En el trabajo, la angustia de las palabras que me presionaban. En la calle, situaciones que se me atravesaban insistentemente para que yo hiciera algo, pero nada. Frases mal logradas, imágenes que me atormentaban pero no salían.
Mi vida no era una vida, era clasificación semántica y contextual, buscando un orden sintáctico o apenas una representación en palabras. Si discutía con mi marido de pronto estaba dentro de mi mejor poema. Al visitar a mi abuela me encontraba de repente imaginando la novela que me haría famosa.
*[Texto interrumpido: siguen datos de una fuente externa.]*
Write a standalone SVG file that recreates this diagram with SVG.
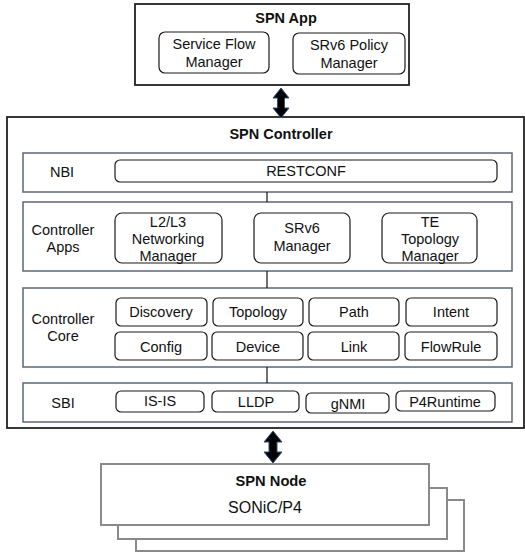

Mientras hacía el amor, escupía el mejor cuento erótico jamás contado. Pero no podía escribir.
Todas las noches, tomaba una hoja, una birome y ahí entonces lo intentaba, una vez más… Pero el blanco de nuevo parecía hacerse doblemente blanco. Nada. No salía nada. Todo lo que durante el día me acosaba, cuando tomaba la hoja se convertía en nada.
Visité a mi doctor. Estoy enferma le dije. Miro una hoja y desvanezco. Paracetamol, amoxicilina, aspartamo, deme algo que me haga escribir, le dije.
Ahí fue que me dio pase al psicólogo. Conductismo. Conductivismo. Gestaltismo. Psicoanálisis. Hipnósis. Pero la hoja seguía ahí, en blanco.
Y entonces comencé a contar mi calvario. Esta pena profunda por querer escribir. Esta traba infinita que alteró hasta a mi desorden.
Y pasó lo inesperado. Mis extremidades abandonaron su rigidez, mis mandíbulas relajaron y un suspiro largo y profundo recorrió de punta a punta mi cuerpo.
Me encuentro entonces temblorosa con una hoja aplastada por mi mano izquierda y mi muñeca derecha. Una colonia de hormigas pareciera tiñó el blanco como salpicándolo. Y ahora la hoja tiene un párrafo, tiene muchos y puedo apenas leer, antes del al fin conciliar el sueño con sosiego, que al comienzo dice: “Yo quería escribir…”.